G E Financial Investments – First-Tier Tribunal finds that a deemed US resident was not a US treaty resident
A US company (“GEFI Inc.”) and UK company (“GEFI”) in the GE group formed a Delaware LP (“LP”) with GEFI Inc. as the 1% general partner and GEFI as the 99% limited partner. LP acquired five intercompany loans.
The stock of GEFI Inc. and GEFI were stapled, which caused GEFI to be deemed to be resident in the US under the Code, with a view to increasing the US foreign tax credit capacity in the US. GEFI claimed credit for the US income taxes payable by it against its UK income tax liabilities.
HMRC denied the credit.
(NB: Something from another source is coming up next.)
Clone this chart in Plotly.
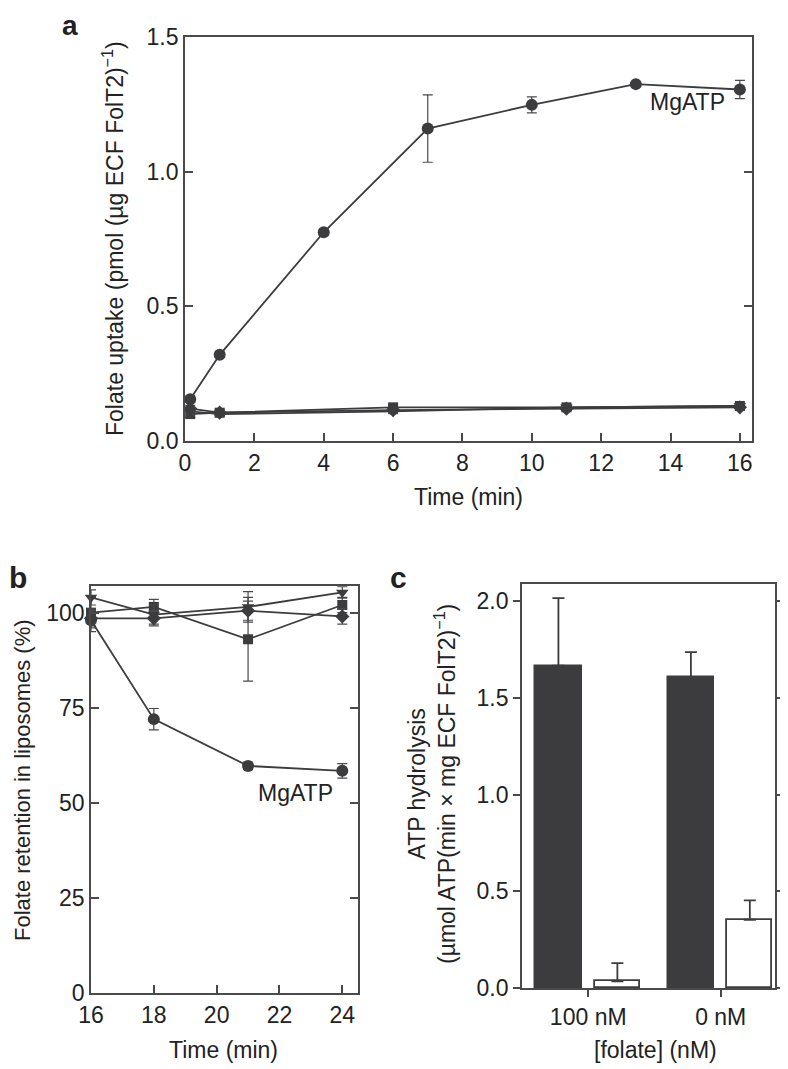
import plotly.graph_objects as go

# ---------------- Data ----------------
# Panel a: folate uptake vs time
a_time_mg = [0.15, 1, 4, 7, 10, 13, 16]
a_mg = [0.155, 0.32, 0.775, 1.16, 1.248, 1.325, 1.305]
a_mg_err = [0.012, 0.01, 0.012, 0.125, 0.03, 0.006, 0.034]
a_time_ctrl = [0.15, 1, 6, 11, 16]
a_sq = [0.10, 0.105, 0.125, 0.125, 0.13]
a_tri = [0.11, 0.10, 0.11, 0.125, 0.13]
a_dia = [0.12, 0.105, 0.115, 0.12, 0.125]
a_ctrl_err = [0.012, 0.01, 0.008, 0.008, 0.008]

# Panel b: folate retention
b_time = [16, 18, 21, 24]
b_mg = [98, 72, 59.7, 58.4]
b_mg_err = [3, 2.8, 1, 1.9]
b_sq = [100, 101.5, 93, 102]
b_sq_err = [4, 2, 11, 2]
b_tri = [104, 99.5, 101.5, 105.3]
b_tri_err = [2, 2.5, 4, 1.5]
b_dia = [98.5, 98.5, 100.5, 99]
b_dia_err = [2, 2, 2.5, 2]

# Panel c: ATP hydrolysis
c_cats = ["100 nM", "0 nM"]
c_dark = [1.667, 1.61]
c_dark_err = [0.35, 0.128]
c_white = [0.034, 0.353]
c_white_err = [0.095, 0.10]

# ---------------- Style ----------------
DARK = "#3c3c3e"
AX = "#4a4a4a"
FONT = "Liberation Sans, Arial, Helvetica, sans-serif"
W, H = 780, 1061   # page adds an 8 px body margin
OFF = 8
FS = 23


def px(x):
    return (x - OFF) / W


def py(y):
    return 1 - (y - OFF) / H


fig = go.Figure()


def line_trace(x, y, err, symbol, xa, ya, size=11):
    fig.add_trace(go.Scatter(
        x=x, y=y, mode="lines+markers", xaxis=xa, yaxis=ya,
        line=dict(color=DARK, width=1.8),
        marker=dict(symbol=symbol, size=size, color=DARK),
        error_y=dict(type="data", array=err, visible=True, color=AX,
                     thickness=1.2, width=5),
        cliponaxis=False, showlegend=False))


# Panel a
line_trace(a_time_ctrl, a_sq, a_ctrl_err, "square", "x", "y", 10)
line_trace(a_time_ctrl, a_tri, a_ctrl_err, "triangle-down", "x", "y", 11)
line_trace(a_time_ctrl, a_dia, a_ctrl_err, "diamond", "x", "y", 11)
line_trace(a_time_mg, a_mg, a_mg_err, "circle", "x", "y", 12)

# Panel b
line_trace(b_time, b_sq, b_sq_err, "square", "x2", "y2", 10)
line_trace(b_time, b_tri, b_tri_err, "triangle-down", "x2", "y2", 11)
line_trace(b_time, b_dia, b_dia_err, "diamond", "x2", "y2", 11)
line_trace(b_time, b_mg, b_mg_err, "circle", "x2", "y2", 12)

# Panel c
fig.add_trace(go.Bar(
    x=c_cats, y=c_dark, xaxis="x3", yaxis="y3", width=0.35, offset=-0.40,
    marker=dict(color=DARK, line=dict(color=DARK, width=1.5)),
    error_y=dict(type="data", array=c_dark_err, arrayminus=[0, 0],
                 symmetric=False, visible=True, color=DARK, thickness=1.8, width=6),
    showlegend=False, name="MgATP"))
fig.add_trace(go.Bar(
    x=c_cats, y=c_white, xaxis="x3", yaxis="y3", width=0.34, offset=0.05,
    marker=dict(color="white", line=dict(color=DARK, width=1.8)),
    error_y=dict(type="data", array=c_white_err, arrayminus=[0, 0],
                 symmetric=False, visible=True, color=DARK, thickness=1.8, width=6),
    showlegend=False, name="no ATP"))

tickfont = dict(family=FONT, size=FS, color="#222")
common = dict(showgrid=False, zeroline=False, showline=True, linecolor=AX,
              linewidth=1.8, tickcolor=AX, tickwidth=1.5, tickfont=tickfont,
              automargin=False)

fig.update_layout(
    width=W, height=H,
    margin=dict(l=0, r=0, t=0, b=0),
    paper_bgcolor="white", plot_bgcolor="white",
    font=dict(family=FONT, size=FS, color="#222"),
    bargap=0,
    xaxis=dict(domain=[px(185), px(752)], anchor="y", range=[0, 16.35],
               tickvals=[0, 2, 4, 6, 8, 10, 12, 14, 16], ticks="inside",
               ticklen=8, mirror=True, **common),
    yaxis=dict(domain=[py(441), py(37)], anchor="x", range=[0, 1.5],
               tickvals=[0, 0.5, 1.0, 1.5], ticktext=["0.0", "0.5", "1.0", "1.5"],
               ticks="inside", ticklen=8, mirror="ticks", **common),
    xaxis2=dict(domain=[px(91), px(358)], anchor="y2", range=[16, 24.5],
                tickvals=[16, 18, 20, 22, 24], ticks="inside", ticklen=8,
                mirror=True, **common),
    yaxis2=dict(domain=[py(993), py(586)], anchor="x2", range=[0, 107],
                tickvals=[0, 25, 50, 75, 100], ticks="inside", ticklen=8,
                mirror="ticks", **common),
    xaxis3=dict(domain=[px(522), px(775)], anchor="y3", range=[-0.5, 1.41],
                type="category", ticks="outside", ticklen=7, mirror=True,
                **common),
    yaxis3=dict(domain=[py(988), py(584)], anchor="x3", range=[0, 2.09],
                tickvals=[0, 0.5, 1.0, 1.5, 2.0],
                ticktext=["0.0", "0.5", "1.0", "1.5", "2.0"],
                ticks="outside", ticklen=7, mirror="ticks", **common),
)

annos = [
    # panel letters
    dict(text="<b>a</b>", x=px(70), y=1.0, size=28, ya="top"),
    dict(text="<b>b</b>", x=px(18), y=py(577), size=30),
    dict(text="<b>c</b>", x=px(398), y=py(577), size=30),
    # axis titles
    dict(text="Folate uptake (pmol (µg ECF FolT2)<sup>−1</sup>)", x=px(113),
         y=py(239), size=FS, angle=-90),
    dict(text="Time (min)", x=px(468), y=py(497), size=FS),
    dict(text="Folate retention in liposomes (%)", x=px(22), y=py(780),
         size=22, angle=-90),
    dict(text="Time (min)", x=px(223), y=py(1050), size=FS),
    dict(text="ATP hydrolysis<br>(µmol ATP(min × mg ECF FolT2)<sup>−1</sup>)",
         x=px(432), y=py(784), size=FS, angle=-90),
    dict(text="[folate] (nM)", x=px(655), y=py(1050), size=FS),
]
for a in annos:
    fig.add_annotation(text=a["text"], x=a["x"], y=a["y"], xref="paper",
                       yref="paper", showarrow=False, textangle=a.get("angle", 0),
                       xanchor="center", yanchor=a.get("ya", "middle"),
                       font=dict(family=FONT, size=a["size"], color="#222"))

fig.add_annotation(text="MgATP", x=14.5, y=1.258, xref="x", yref="y",
                   showarrow=False, font=dict(family=FONT, size=FS, color="#222"))
fig.add_annotation(text="MgATP", x=22.5, y=52.6, xref="x2", yref="y2",
                   showarrow=False, font=dict(family=FONT, size=FS, color="#222"))

fig.write_html("out.html")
The first issue was whether GEFI was a US resident for purposes of Art. 4 of the UK-US treaty, which relevantly referred to “any person who, under the laws of that State, is liable to tax therein by reason of his domicile, residence, citizenship, place of management, place of incorporation, or any other criterion of a similar nature.” Brooks J effectively applied commentary - that the quoted wording requires “effective personal attachment to a territory,” and the effective finding in Crown Forest that full or worldwide taxation is a necessary feature of the connecting criterion but is not sufficient of itself - to find that the mere stapling of the GEFI stock did not give rise to the required connection to the U.S., so that GEFI was not a US treaty resident.
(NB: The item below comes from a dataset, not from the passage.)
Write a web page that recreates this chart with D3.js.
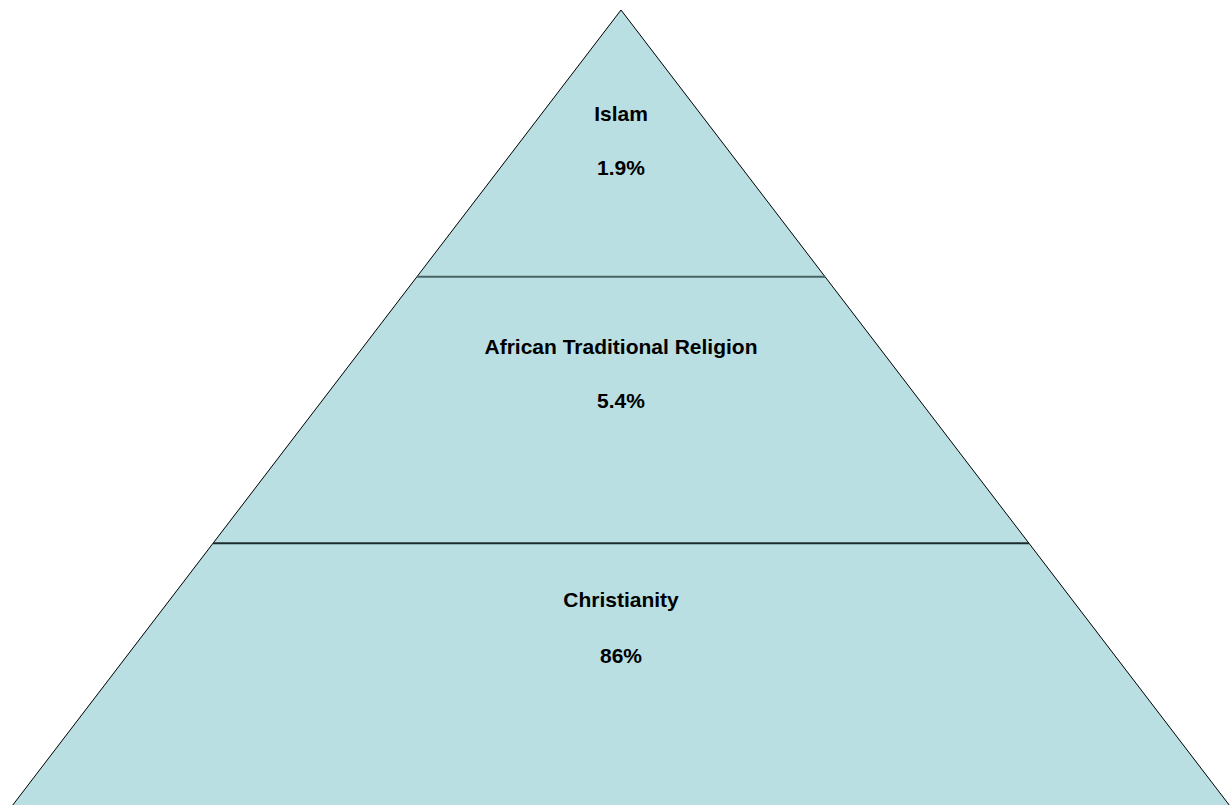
<!DOCTYPE html>
<html>
<head>
<meta charset="utf-8">
<script src="https://cdn.jsdelivr.net/npm/d3@7"></script>
<style>
  html, body { margin: 0; padding: 0; background: #ffffff; }
  svg { display: block; }
</style>
</head>
<body>
<svg id="chart" width="1231" height="805"></svg>
<script>
// Data (top of pyramid to bottom)
const categories = ["Islam", "African Traditional Religion", "Christianity"];
const values = [1.9, 5.4, 86];

const W = 1231, H = 805;
const apexX = 621, apexY = 10, baseY = 810, baseHalf = 612;
const fillColor = "#b9dfe3";

const svg = d3.select("#chart");

// Vertical band scale: each category gets an equal-height band
const y = d3.scaleLinear().domain([0, categories.length]).range([apexY, baseY]);
// Half-width as a function of y
const hw = d3.scaleLinear().domain([apexY, baseY]).range([0, baseHalf]);

const bands = categories.map((c, i) => ({
  cat: c, val: values[i], y0: y(i), y1: y(i + 1)
}));

// band polygons
svg.selectAll("path.band").data(bands).join("path")
  .attr("class", "band")
  .attr("d", d => {
    const p = d3.path();
    p.moveTo(apexX - hw(d.y0), d.y0);
    p.lineTo(apexX + hw(d.y0), d.y0);
    p.lineTo(apexX + hw(d.y1), d.y1);
    p.lineTo(apexX - hw(d.y1), d.y1);
    p.closePath();
    return p.toString();
  })
  .attr("fill", fillColor)
  .attr("stroke", fillColor)
  .attr("stroke-width", 0.5);

// outer outline (two sides)
const outline = d3.path();
outline.moveTo(apexX - hw(baseY), baseY);
outline.lineTo(apexX, apexY);
outline.lineTo(apexX + hw(baseY), baseY);
svg.append("path").attr("d", outline.toString())
  .attr("fill", "none").attr("stroke", "#000").attr("stroke-width", 1);

// divider lines
const dividerColors = ["#4a6464", "#1c2c2c"];
svg.selectAll("line.div").data(bands.slice(1)).join("line")
  .attr("class", "div")
  .attr("x1", d => apexX - hw(d.y0))
  .attr("x2", d => apexX + hw(d.y0))
  .attr("y1", d => d.y0)
  .attr("y2", d => d.y0)
  .attr("stroke", (d, i) => dividerColors[i])
  .attr("stroke-width", 2);

// label offsets from band top (layout)
const labelOff = [111, 77, 64];
const valueGap = [54, 54, 56];

const fmt = v => d3.format("")(v) + "%";

const g = svg.selectAll("g.lbl").data(bands).join("g").attr("class", "lbl");
g.append("text")
  .attr("x", apexX)
  .attr("y", (d, i) => d.y0 + labelOff[i])
  .attr("text-anchor", "middle")
  .attr("font-family", "Arial, 'Liberation Sans', sans-serif")
  .attr("font-weight", "bold")
  .attr("font-size", 21)
  .attr("fill", "#000")
  .text(d => d.cat);
g.append("text")
  .attr("x", apexX)
  .attr("y", (d, i) => d.y0 + labelOff[i] + valueGap[i])
  .attr("text-anchor", "middle")
  .attr("font-family", "Arial, 'Liberation Sans', sans-serif")
  .attr("font-weight", "bold")
  .attr("font-size", 21)
  .attr("fill", "#000")
  .text(d => fmt(d.val));
</script>
</body>
</html>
This then left the issue as to whether the US taxes imposed on GEFI were imposable in accordance with the Treaty on the basis of GEFI, through its participation in LP, having a permanent establishment in the US - so that the UK was required to accord a foreign tax credit to GEFI in accordance with Art. 24 of the Treaty (similar to Art. 24 of the Canada-UK Treaty). In finding that the LP did not have a permanent establishment in the US on the basis that it was not carrying on business there under the UK concept of a business (having regard to Art. 3(2)), Brooks J indicated that there was a mere holding of five affiliate loans (albeit, in very large amounts) over the course of approximately six years, which represented “more of a passive, sporadic or isolated activity than a regular and continuous series of activities” – and noted the there was “nothing to suggest that personnel or agents acting on behalf of the LP made or conducted continuous and regular commercial activities in the US.”